Although more brands are prioritizing retail execution, an overwhelming majority aren't able to hit their goals in the field, according to new data from the Promotion Optimization Institute.
As many as 81 percent of companies reported that they're unsatisfied with their ability to execute at retail. Another 86 percent said they're not satisfied with their trade promotion efforts, POI found.
The findings not only indicate that brands are having difficulty executing at retail, but they point to some of the roadblocks holding companies back from in-store success. In this post, we'll run through the data and offer a few suggestions on how to overcome the biggest obstacles to retail execution.
Problem 1: Poor Promotional Compliance
One of the highest priorities for companies looking to get a boost at retail is to run promotions or discounts. Despite their importance, or the fact that they're negotiated in advance with retailers (often at the regional or national level), a whopping 90 percent of companies say their promotions aren't executed to plan, POI reported.
This massive disconnect between suppliers and retailers suggests a lack of communication and collaboration when it comes time to execute in-store discounts and marketing promotions.
That 90 percent figure isn't improving, either. It's down five percent since last year, according to the POI data, indicating that despite technological advancements that should make communication more streamlined, these teams still struggle to get on the same page.
Solution: Retail Audits
Brands that have teams in the field can use retail audits to combat this problem and hold retailers accountable for displaying agreed-upon promotions. In addition to the sales and merchandising activities they might already do at every store, try using your field team to check the active promotions your brand has going on.
Using photos in retail audits captures detail and provides evidence of compliance.
To conduct a retail audit, have your field team collect data on the pricing, promotional material, and placement each of your products is getting at the stores they visit. For retail audits in particular, taking photos (like the one above) is especially effective. Not only can they detailed information about the promotional environment at the store, but they give brands concrete proof of promotional compliance .

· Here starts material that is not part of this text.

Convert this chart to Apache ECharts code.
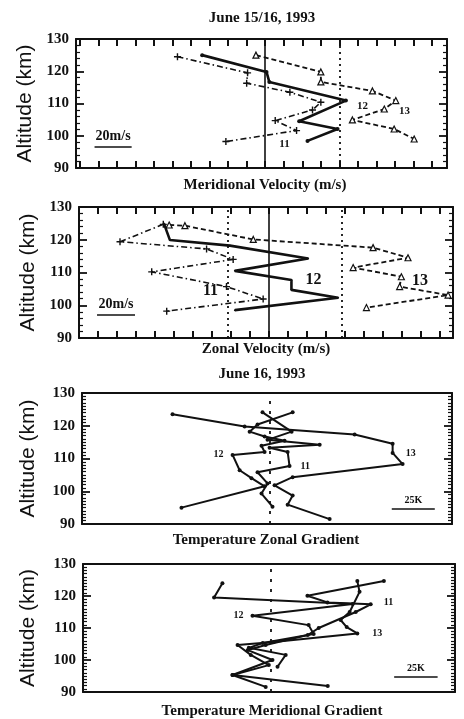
<!DOCTYPE html>
<html><head><meta charset="utf-8">
<script src="https://cdn.jsdelivr.net/npm/echarts@6/dist/echarts.min.js"></script>
<style>html,body{margin:0;padding:0;background:#fff}#c{width:464px;height:719px}</style>
</head><body><div id="c"></div>
<script>
// ---- Data: [value, altitude km] ----
// Panel 1: Meridional velocity (m/s), June 15/16 1993
const merid11 = [[-47.3,124.5],[-9.5,119.5],[-10,116.3],[13.3,113.5],[30,110.4],[25.5,108],[5.4,104.7],[16.9,101.6],[-21.2,98.2]];
const merid12 = [[-34,125],[0.7,119.8],[2.2,116.7],[43.5,110.9],[18.3,104.5],[39,102.1],[22.8,98.4]];
const merid13 = [[-5,125],[30,119.8],[30,116.7],[57.8,113.9],[70.4,110.9],[64.2,108.3],[47,104.9],[69.5,102.1],[80.3,99]];
// Panel 2: Zonal velocity (m/s)
const zonal11 = [[-55.6,124.7],[-78.4,119.4],[-32.8,117.2],[-18.8,114.0],[-61.7,110.2],[-22.3,105.7],[-3,101.9],[-53.8,98.2]];
const zonal12 = [[-55.3,125.0],[-52.1,119.9],[-20.5,118.2],[20.7,114.3],[-17.9,110.5],[11.9,107.7],[11.9,104.7],[36.5,102.3],[-17.9,98.5]];
const zonal13 = [[-52.5,124.5],[-44.2,124.3],[-8.2,120.1],[54.9,117.6],[73.3,114.5],[44.4,111.5],[69.8,108.7],[68.9,105.7],[94.4,103.1],[51.4,99.3]];
// Panel 3: Temperature zonal gradient (K), June 16 1993
const tzon11 = [[-4.1,124.1],[12.8,118.2],[-1.2,115.7],[29.1,114.2],[0,113.3],[10.5,112.0],[11.6,107.7],[-7.0,105.8],[-1.2,102.4],[-4.7,99.3],[1.7,95.3]];
const tzon12 = [[13.4,124.1],[-7.0,120.4],[-11.6,118.2],[-2.9,116.7],[8.7,115.4],[-4.7,113.9],[-2.9,112.0],[-21.5,111.1],[-17.4,106.4],[-10.5,104.0],[-2.9,101.5],[-51.2,95.0]];
const tzon13 = [[-56.4,123.5],[-14.5,119.8],[49.4,117.3],[71.5,114.5],[71.5,111.7],[77.3,108.3],[13.4,104.3],[2.9,101.8],[13.4,98.7],[10.5,95.9],[34.9,91.5]];
// Panel 4: Temperature meridional gradient (K)
const tmer11 = [[65.1,124.7],[21.1,120.1],[32.6,118.0],[57.5,117.4],[48.9,115.0],[27.6,110.0],[21.3,107.8],[-2.9,104.7],[-13.2,103.1],[1.0,100.0],[-22.0,95.3],[-2.9,91.6]];
const tmer12 = [[-27.8,124.0],[-32.6,119.5],[47.1,117.5],[-10.5,113.8],[21.8,110.9],[24.7,108.1],[-4.6,105.3],[-12.6,103.8],[8.6,101.6],[3.9,97.9]];
const tmer13 = [[49.8,124.7],[51.1,121.3],[45.4,115.0],[40.2,112.5],[43.7,110.3],[49.8,108.3],[1.7,105.6],[-19.1,104.7],[-11.5,101.6],[-1.1,98.4],[-22.0,95.3],[32.8,91.9]];
// Reference lines (x values) and scale bars
const refSolid = [[0],[0],[],[]];
const refDotted = [[40],[-21.5,38.5],[0],[0]];
const scaleBars = [
  {x:[-92,-72], y:96.7, text:'20m/s'},
  {x:[-90.5,-70.5], y:97.2, text:'20m/s'},
  {x:[71,96], y:94.7, text:'25K'},
  {x:[71,96], y:94.8, text:'25K'}
];
const xTickVals = [-100,-90,-80,-70,-60,-50,-40,-30,-20,-10,0,10,20,30,40,50,60,70,80,90];
const titles = ['June 15/16, 1993','Meridional Velocity (m/s)','Zonal Velocity (m/s)','June 16, 1993','Temperature Zonal Gradient','Temperature Meridional Gradient'];
const yName = 'Altitude (km)';

// ---- Layout ----
const panels = [
  {grid:{left:76, top:39, width:371, height:129}, xmin:-102, xmax:98, xticks:true, minor:5, style:'vel',
   series:[[merid11,'11',7,'bottom',[-12,0],11],[merid12,'12',3,'right',[4,6],11],[merid13,'13',5,'right',[6,2],11]], gap:37},
  {grid:{left:79, top:207, width:374, height:131}, xmin:-100, xmax:97, xticks:true, minor:5, style:'vel',
   series:[[zonal11,'11',5,'left',[0,4],16],[zonal12,'12',5,'right',[8,0],16],[zonal13,'13',6,'right',[2,4],16]], gap:40},
  {grid:{left:82, top:393, width:370, height:131}, xmin:-109, xmax:106, xticks:false, minor:10, style:'temp',
   series:[[tzon11,'11',6,'right',[4,0],10],[tzon12,'12',7,'left',[-2,0],10],[tzon13,'13',4,'right',[6,0],10]], gap:43},
  {grid:{left:83, top:564, width:372, height:128}, xmin:-108, xmax:106, xticks:false, minor:10, style:'temp',
   series:[[tmer11,'11',3,'right',[6,-2],10],[tmer12,'12',3,'left',[-2,0],10],[tmer13,'13',5,'right',[8,0],10]], gap:44}
];

const BLACK = '#111';
const serif = 'Liberation Serif';
const plus = 'path://M4,0H6V4H10V6H6V10H4V6H0V4H4Z';

const grids = [], xAxes = [], yAxes = [], series = [];
panels.forEach((P, i) => {
  grids.push(Object.assign({containLabel:false}, P.grid));
  const xBase = {gridIndex:i, type:'value', min:P.xmin, max:P.xmax,
    axisLine:{onZero:false, lineStyle:{color:BLACK, width:2}},
    axisTick:{show:P.xticks, inside:true, length:7, lineStyle:{color:BLACK, width:2}, customValues: xTickVals},
    axisLabel:{show:false, customValues: xTickVals}, splitLine:{show:false}};
  xAxes.push(Object.assign({}, xBase, {position:'bottom'}));
  xAxes.push(Object.assign({}, xBase, {position:'top'}));
  const yBase = {gridIndex:i, type:'value', min:90, max:130, interval:10,
    axisLine:{onZero:false, lineStyle:{color:BLACK, width:2}},
    axisTick:{show:true, inside:true, length:8, lineStyle:{color:BLACK, width:1.8}},
    minorTick:{show:true, splitNumber:P.minor, length:4, lineStyle:{color:BLACK, width:1.2}},
    splitLine:{show:false}};
  yAxes.push(Object.assign({}, yBase, {position:'left',
    axisLabel:{show:true, margin:7, color:BLACK, fontSize:15, fontWeight:'bold', fontFamily:serif},
    name:yName, nameLocation:'middle', nameGap:P.gap,
    nameTextStyle:{color:BLACK, fontSize:21, fontFamily:'Liberation Sans'}}));
  yAxes.push(Object.assign({}, yBase, {position:'right', axisLabel:{show:false}}));

  P.series.forEach((S, k) => {
    const [arr, lab, li, pos, off, fs] = S;
    const data = arr.map((p, j) => j === li ? {value:p, label:{show:true, formatter:lab, position:pos, offset:off,
      color:BLACK, fontSize:fs, fontWeight:'bold', fontFamily:serif}} : p);
    let st;
    if (P.style === 'vel') {
      if (k === 0) st = {lineStyle:{color:BLACK, width:1.6, type:[6,3,1.5,3]}, symbol:plus, symbolSize:7, itemStyle:{color:BLACK}};
      else if (k === 1) st = {lineStyle:{color:BLACK, width:2.6}, symbol:'circle', symbolSize:i===0?4:2, itemStyle:{color:BLACK}};
      else st = {lineStyle:{color:BLACK, width:1.8, type:[5,3]}, symbol:'triangle', symbolSize:6, itemStyle:{color:'#fff', borderColor:BLACK, borderWidth:1.2}};
    } else {
      st = {lineStyle:{color:BLACK, width:2}, symbol:'circle', symbolSize:4, itemStyle:{color:BLACK}};
    }
    const s = Object.assign({type:'line', xAxisIndex:2*i, yAxisIndex:2*i, data, animation:false,
      showSymbol:true, label:{show:false}, z:3}, st);
    if (k === 1) {
      const ml = [];
      refSolid[i].forEach(x => ml.push({xAxis:x, lineStyle:{type:'solid', width:1.6, color:BLACK}}));
      refDotted[i].forEach(x => ml.push({xAxis:x, lineStyle:{type:P.style==='vel'?[2,4]:[3,7], width:1.8, color:BLACK}}));
      const sb = scaleBars[i];
      ml.push([{coord:[sb.x[0], sb.y], lineStyle:{type:'solid', width:1.5, color:BLACK},
        label:{show:true, position:'insideMiddleTop', distance:3, formatter:sb.text, color:BLACK,
          fontSize:P.style==='vel'?14:10, fontWeight:'bold', fontFamily:serif}},
        {coord:[sb.x[1], sb.y]}]);
      s.markLine = {silent:true, symbol:['none','none'], animation:false, label:{show:false}, data:ml};
    }
    series.push(s);
  });
});

const titlePos = [[262,18],[265,185],[266,349],[262,374],[266,540],[272,711]];
const graphic = titles.map((t, i) => ({type:'text', x:titlePos[i][0], y:titlePos[i][1],
  style:{text:t, fill:BLACK, font:'bold 15px "Liberation Serif"', textAlign:'center', textVerticalAlign:'middle'}}));

const chart = echarts.init(document.getElementById('c'), null, {renderer:'canvas'});
chart.setOption({backgroundColor:'#fff', animation:false, grid:grids, xAxis:xAxes, yAxis:yAxes, series, graphic});
</script></body></html>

Learn more about setting up and conducting effective retail audits with this best practices guide!
Making retail audits part of your regular field strategy can help you catch and correct noncompliance early, helping you make the most of every discount agreement you negotiate for.
Problem 2: Lack of Retail Data
Remember that old adage: "If you can't measure it, you can't manage it?" With that in mind, having consistent, accurate data about your product's presentation and performance at retail is essential to improving your retail execution.
However, 81 percent of companies say retailers don't share data with them freely, making that whole measure/manage thing pretty tough. While frustrating, this figure isn't all that surprising, considering retailers represent so many brands that keeping everyone up to date on their products would be a massive project. It's the same way parents take lots of pictures of their first child, but don't document anything about their youngest. To retailers, you might be kid number 600.
Whether or not its retailers' fault, that relationship means that 60 percent of companies are left without the data they need to analyze the effectiveness of their events, POI reports.
Solution 2: Collect And Organize Data From The Field
Relying on retailers to give you data about your products' performance might be ideal, but it's outside of your control. One way to take control of the data you get about your product is to empower your reps to collect it themselves when making store visits. By keeping track of orders, pricing by date, active promotions, and more every time they visit a store, they can paint a pretty helpful picture about how and why your product sells.
That can be easier said than done, however, since collecting that data is only half the battle - you also have to keep it organized if you want to be able to analyze it on demand. So before you ask your reps to start collecting data about their events, make sure you have a single, uniform system you can use to store and report on that data.
The best systems give reps a simple interface they can use to collect data straight from their mobile device, and sync those activities directly to managers in the back end. That way data gathering doesn't interfere with the rep's job, and managers neber have to wait for their insight - everyone wins.
Problem 3: Lack of Innovation
Finally, one of the biggest factors holding brands back from hitting their retail execution and trade promotion goals is that they feel stuck in "old ways" of doing business.
When asked about their ability to innovate with digital tools, just three percent felt they were actively innovating, according to the POI report. What's more, less than a third were actually satisfied with their strategies. The vast majority (58%) felt they were lagging behind.
Solution 3: Embrace Agile
For many brands, the challenge in innovation isn't so much coming up with new, creative approaches to retail - it's having the bandwidth, leeway, and confidence to develop and prioritize those ideas over a more traditional approach. Even when companies have a potential groundbreaking strategy up their sleeve, it can be a huge risk to sideline their tried-and-true approach in favor of a month-long experiment.
Following the agile methodology, brands can evaluate their retail strategies much quicker, taking much of the risk out of experimentation. Here's how the agile approach differs from traditional retail execution:
- Responding to change > following a plan
- Rapid iterations > "big-bang" campaigns
- Testing and data > opinions and conventions
- Many small experiments > a few large bets
With this work style, you'll be able to begin analyzing, learning from, and improving on projects within a matter of hours or days, rather than months or quarters. Not only will this allow you to eliminate bad strategies and proliferate good ones sooner, but it will give you agency to experiment at retail without as much of a risk.